Mathematica
Tutor
Part
10: Row operations on matrices
- Unassign
your variables again, and ask Mathematica to solve
x
+ 4y + 3z = 10
|
2x
+ y - z = -1
|
3x
- y - 4z = 11
|
- What
happens in Step 1? What do you think it means? To check this out,
we need Mathematica's linear algebra commands. Enter the augmented matrix
for our current problem as
A={{1,4,3,10},{2,1,-1,-1},{3,-1,-4,11}};
A // MatrixForm
This tells Mathematica to construct a matrix and fill
its entries from the following vectors of numbers, reading across
the first row, then the second, then the third.

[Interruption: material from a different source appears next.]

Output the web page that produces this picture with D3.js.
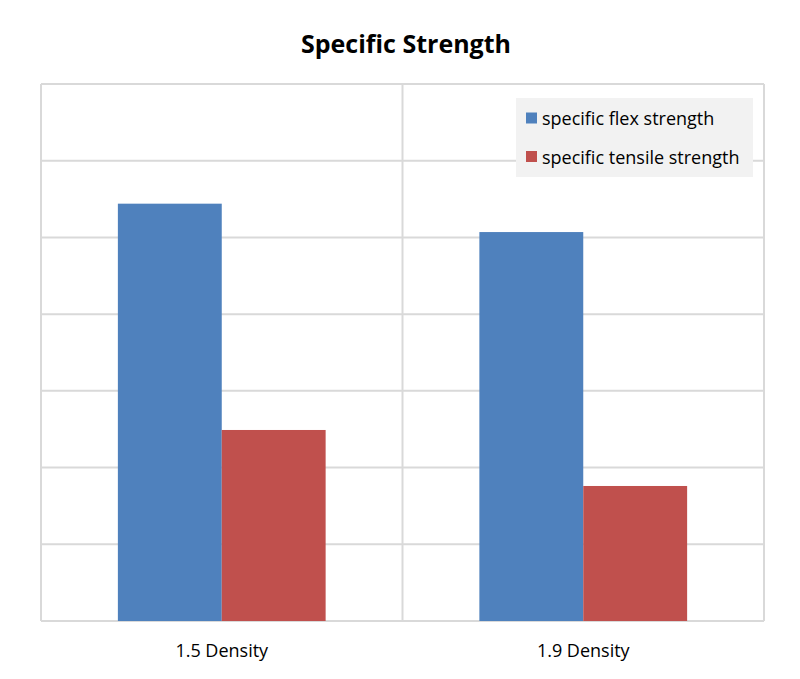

The "MatrixForm"
command tells Mathematica to print out A as a matrix rather
than as a list of vectors.
- First
let's see how to row reduce a step at a time. Then we will see
that a single command will do the whole job. Try the following
sequence of commands:
A1 = A;
A1 // MatrixForm
A1[[2]] = -2*A1[[1]] +
A1[[2]];
A1 // MatrixForm
A1[[3]] = -3*A1[[1]] +
A1[[3]];
A1 // MatrixForm
A1[[2]] = (-1/7)*A1[[2]];
A1 // MatrixForm
Got the idea? The double square brackets allow you to work
with one row of the matrix at a time. Finish the row reduction, or
at least take it far enough to decide what went wrong when you
asked Mathematica to solve the system of equations.

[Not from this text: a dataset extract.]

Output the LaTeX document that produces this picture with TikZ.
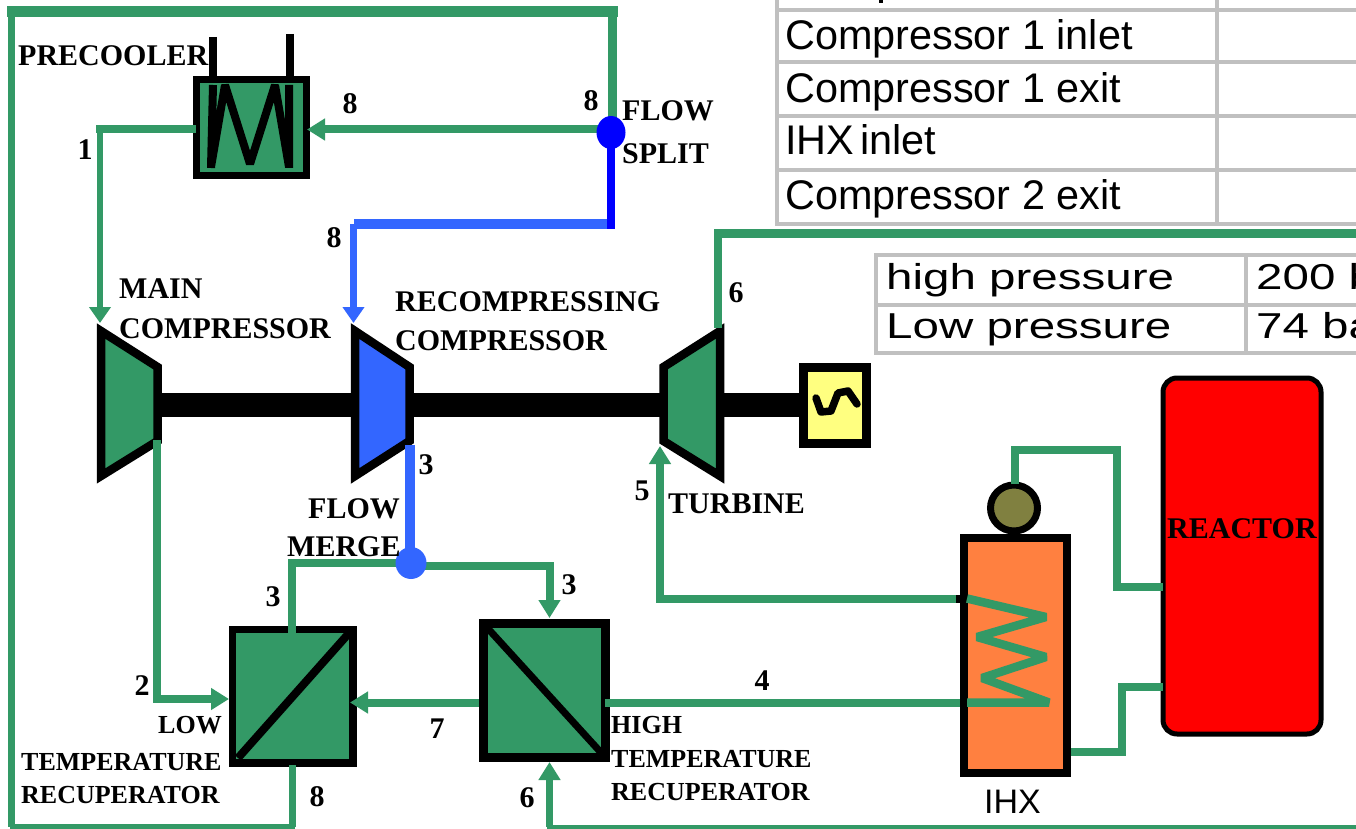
\documentclass[tikz,border=0pt]{standalone}
\usepackage{fontspec}
\setmainfont{Liberation Serif}
\newfontfamily\tabfont{Liberation Sans}
\newfontfamily\widefont[FakeStretch=1.32]{Liberation Sans}
\usetikzlibrary{arrows.meta,shapes.geometric}
\definecolor{pgreen}{HTML}{339966}
\definecolor{pblue}{HTML}{3366FF}
\definecolor{sblue}{HTML}{0000FF}
\definecolor{porange}{HTML}{FF8040}
\definecolor{pyellow}{HTML}{FFFF80}
\definecolor{polive}{HTML}{808040}
\definecolor{pgrid}{HTML}{C0C0C0}
\tikzset{
  x=1pt,y=-1pt,
  vessel/.style={draw=black,inner sep=0pt,rectangle},
  flow/.style={draw=pgreen,line width=#1},
  flow/.default=8pt,
  recomp/.style={draw=pblue,line width=#1},
  recomp/.default=8pt,
  tip/.style={-{Triangle[length=#1,width=21pt]}},
  tip/.default=18pt,
  comp/.style={draw=black,line width=8.5pt,miter limit=10},
  lab/.style={anchor=base west,inner sep=0pt,font=\fontsize{30}{32}\selectfont\bfseries},
  smalllab/.style={anchor=base west,inner sep=0pt,font=\fontsize{26}{28}\selectfont\bfseries},
  num/.style={inner sep=0pt,font=\fontsize{30}{32}\selectfont\bfseries},
  gridl/.style={draw=pgrid,line width=4pt},
  cell/.style={anchor=base west,inner sep=0pt,font=\fontsize{41.4}{43}\selectfont\tabfont},
  wcell/.style={anchor=base west,inner sep=0pt,font=\fontsize{36}{38}\selectfont\widefont},
}
\begin{document}
\begin{tikzpicture}
\useasboundingbox (0,0) rectangle (1356,829);
\fill[white] (0,0) rectangle (1356,829);
\begin{scope}
\clip (0,0) rectangle (1356,829);
% tables
\draw[gridl] (776.5,0) -- (776.5,226);
\draw[gridl] (1216.5,0) -- (1216.5,226);
\foreach \yy in {10,62,116,170,224} \draw[gridl] (775,\yy) -- (1356,\yy);
\fill[black] (879,0) rectangle (883,3);
\node[cell] (t1) at (785,50) {Compressor 1 inlet};
\node[cell] (t2) at (785,103) {Compressor 1 exit};
\node[cell] (t3) at (785,155) {IHX\kern6pt inlet};
\node[cell] (t4) at (785,209) {Compressor 2 exit};
\draw[gridl] (876,253) -- (876,354);
\draw[gridl] (1246,253) -- (1246,354);
\foreach \yy in {255,304.5,352.5} \draw[gridl] (874,\yy) -- (1356,\yy);
\node[wcell] (t5) at (886,289) {high pressure};
\node[wcell] (t6) at (886,338) {Low pressure};
\node[wcell] (t7) at (1256,289) {200 b};
\node[wcell] (t8) at (1256,338) {74 ba};
% way points
\coordinate (sTop) at (612,12);
\coordinate (nw) at (12,12);
\coordinate (sw) at (12,826.5);
\coordinate (ltrS) at (292,765);
\coordinate (ltrSb) at (292,826.5);
\coordinate (ltrN) at (292,634);
\coordinate (ltrNt) at (292,562.5);
\coordinate (mainIn) at (100,323);
\coordinate (c1) at (100,129.5);
\coordinate (pcW) at (192,129.5);
\coordinate (pcE) at (307,129.5);
\coordinate (spW) at (600,129.5);
\coordinate (sp2) at (611,224);
\coordinate (recIn) at (353.5,323);
\coordinate (rc) at (353.5,224);
\coordinate (mainOut) at (157,440);
\coordinate (c2) at (157,699);
\coordinate (ltrW) at (229,699);
\coordinate (recOut) at (410,445);
\coordinate (mrE) at (420,566);
\coordinate (c3) at (549.5,566);
\coordinate (htrN) at (549.5,618);
\coordinate (mrW) at (400,562.5);
\coordinate (htrW) at (479,702.5);
\coordinate (ltrE) at (350,702.5);
\coordinate (htrE) at (605,702.5);
\coordinate (ihxW2) at (960,702.5);
\coordinate (htrS) at (549.5,762);
\coordinate (c4) at (549.5,827);
\coordinate (c5) at (1356,827);
\coordinate (turOut) at (718,328);
\coordinate (c6) at (718,233.5);
\coordinate (c7) at (1356,233.5);
\coordinate (turIn) at (660,446);
\coordinate (c8) at (660,598.5);
\coordinate (ihxW1) at (960,598.5);
\coordinate (shaftW) at (160,405);
\coordinate (shaftE) at (800,405);
% shaft
\draw[black,line width=24pt] (shaftW) -- (shaftE);
% rotating machines
\path[comp,fill=pgreen] (101,331) -- (157.5,367) -- (157.5,441) -- (101,476) -- cycle;
\path[comp,fill=pblue] (355,331) -- (409.5,367) -- (409.5,441) -- (355,476) -- cycle;
\path[comp,fill=pgreen] (663.5,367) -- (720,331) -- (720,476) -- (663.5,441) -- cycle;
% generator
\node[vessel,fill=pyellow,line width=9pt,minimum width=63pt,minimum height=76pt] (gen) at (835,405.5) {};
\draw[black,line width=7.5pt,line cap=round,line join=round] (816,398) -- (821,412) -- (831,411) -- (838,393) -- (848,391) -- (857,404);
% precooler
\draw[black,line width=8pt] (213,37) -- (213,80);
\draw[black,line width=8pt] (289.5,34) -- (289.5,80);
\node[vessel,fill=pgreen,line width=7pt,minimum width=110pt,minimum height=96pt] (precooler) at (251,128) {};
\draw[black,line width=8pt,line join=bevel] (211,168) -- (213,85) (211,167) -- (225,85) -- (250,164) -- (275,85) -- (289,167) (289,85) -- (289,168);
% recuperators
\node[vessel,fill=pgreen,line width=7.5pt,minimum width=120.5pt,minimum height=133.5pt] (ltr) at (292.75,696.25) {};
\draw[black,line width=8pt] (238,758) -- (350,632);
\node[vessel,fill=pgreen,line width=9pt,minimum width=122pt,minimum height=134.5pt] (htr) at (544,690.25) {};
\draw[black,line width=7pt] (482,622) -- (605,757);
% IHX and reactor
\node[ellipse,draw=black,fill=polive,line width=7pt,inner sep=0pt,minimum width=47pt,minimum height=46pt] (pump) at (1014,508) {};
\node[vessel,fill=porange,line width=8pt,minimum width=103.5pt,minimum height=235pt] (ihx) at (1015.25,655) {};
\node[vessel,fill=red,line width=5pt,rounded corners=14pt,minimum width=158pt,minimum height=356pt] (reactor) at (1242,556) {};
\coordinate (pumpN) at (1015,484);
\coordinate (c9) at (1015,449.5);
\coordinate (c10) at (1117,449.5);
\coordinate (c11) at (1117,586.5);
\coordinate (rxW1) at (1163,586.5);
\coordinate (ihxE) at (1071,751.5);
\coordinate (c12) at (1122,751.5);
\coordinate (c13) at (1122,686.5);
\coordinate (rxW2) at (1163,686.5);
\coordinate (z0) at (967,598.5);
\coordinate (z6) at (967,702.5);
% connectors
\draw[flow=9pt] (612,120) -- (sTop);
\draw[flow=11pt,line cap=rect] (sTop) -- (nw);
\draw[flow=7pt] (11.5,7) -- (11.5,827);
\draw[flow=5pt,line cap=rect] (sw) -- (ltrSb);
\draw[flow=7pt] (ltrS) -- (ltrSb);
\draw[flow=8pt,tip] (spW) -- (pcE);
\draw[flow=6.5pt,tip=16pt] (c1) -- (mainIn);
\draw[flow=8pt,line cap=rect] (pcW) -- (c1);
\draw[draw=sblue,line width=8pt] (611,140) -- (611,229);
\draw[recomp=10pt] (607,224) -- (rc);
\draw[recomp=7pt,tip=16pt] (rc) -- (recIn);
\draw[flow=8pt] (mainOut) -- (c2);
\draw[flow=8pt,tip] (153,699) -- (ltrW);
\draw[recomp=10pt] (recOut) -- (410,552);
\draw[flow=8pt] (ltrN) -- (ltrNt);
\draw[flow=8pt,line cap=rect] (ltrNt) -- (mrW);
\draw[flow=8pt,line cap=rect] (mrE) -- (c3);
\draw[flow=8pt,tip] (c3) -- (htrN);
\draw[flow=8pt,tip] (htrW) -- (ltrE);
\draw[flow=8pt] (htrE) -- (ihxW2);
\draw[flow=7pt,tip] (c4) -- (htrS);
\draw[flow=5pt,line cap=rect] (c4) -- (c5);
\draw[flow=8pt] (turOut) -- (c6);
\draw[flow=9pt,line cap=rect] (c6) -- (c7);
\draw[flow=8pt,tip] (c8) -- (turIn);
\draw[flow=8pt,line cap=rect] (c8) -- (ihxW1);
\draw[flow=8pt] (pumpN) -- (c9) -- (c10) -- (c11) -- (rxW1);
\draw[flow=8pt] (ihxE) -- (c12) -- (c13) -- (rxW2);
% stubs on the IHX wall and its coil
\draw[black,line width=8pt] (956,598.5) -- (z0);
\draw[black,line width=8pt] (ihxW2) -- (z6);
\draw[flow=8.5pt,line join=bevel] (z0) -- (1046,617) -- (977,637) -- (1046,657) -- (982,678) -- (1049,702.5) -- (z6);
% junctions
\node[ellipse,fill=sblue,inner sep=0pt,minimum width=29pt,minimum height=33pt] (split) at (611,132.5) {};
\node[ellipse,fill=pblue,inner sep=0pt,minimum width=31pt,minimum height=32pt] (merge) at (411,563) {};
% labels
\node[lab] (lprecooler) at (18,66) {PRECOOLER};
\node[lab] (lmain) at (119,298) {MAIN};
\node[lab] (lmain2) at (119,338) {COMPRESSOR};
\node[lab] (lrec) at (395,311) {RECOMPRESSING};
\node[lab] (lrec2) at (395,350) {COMPRESSOR};
\node[lab] (lflow) at (622,121) {FLOW};
\node[lab] (lsplit) at (622,164) {SPLIT};
\node[lab] (lflow2) at (308,518) {FLOW};
\node[lab] (lmerge) at (287,556) {MERGE};
\node[smalllab] (llow) at (158,733) {LOW};
\node[smalllab] (ltemp) at (21,770) {TEMPERATURE};
\node[smalllab] (lrecu) at (21,803) {RECUPERATOR};
\node[smalllab] (lhigh) at (611,733) {HIGH};
\node[smalllab] (ltemp2) at (611,767) {TEMPERATURE};
\node[smalllab] (lrecu2) at (611,800) {RECUPERATOR};
\node[lab] (lturb) at (668,513) {TURBINE};
\node[lab] (lreact) at (1167,538) {REACTOR};
\node[anchor=base west,inner sep=0pt,font=\fontsize{34}{36}\selectfont\tabfont] (lihx) at (984,813) {IHX};
\node[num] (n1) at (85,150) {1};
\node[num] (n2) at (350,104) {8};
\node[num] (n3) at (591,101) {8};
\node[num] (n4) at (334,238) {8};
\node[num] (n5) at (736,293) {6};
\node[num] (n6) at (426,465) {3};
\node[num] (n7) at (642,491) {5};
\node[num] (n8) at (569,585) {3};
\node[num] (n9) at (273,597) {3};
\node[num] (n10) at (142,686) {2};
\node[num] (n11) at (437,729) {7};
\node[num] (n12) at (762,681) {4};
\node[num] (n13) at (317,797) {8};
\node[num] (n14) at (527,798) {6};
\end{scope}
\end{tikzpicture}
\end{document}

(The third type of row operation is swapping two rows. You may not
need it for this problem, but if you do, it works like this:
A2 = A;
A2 // MatrixForm
temp = A2[[2]];
A2[[2]] = A2[[3]];
A2[[3]]=temp;
A2 // MatrixForm
See if you can figure out what this does!)
- Finally,
let's go directly to the reduced row echelon form of in one
step:
RowReduce[A];
% // MatrixForm
This should show you in another way that our linear system is
inconsistent.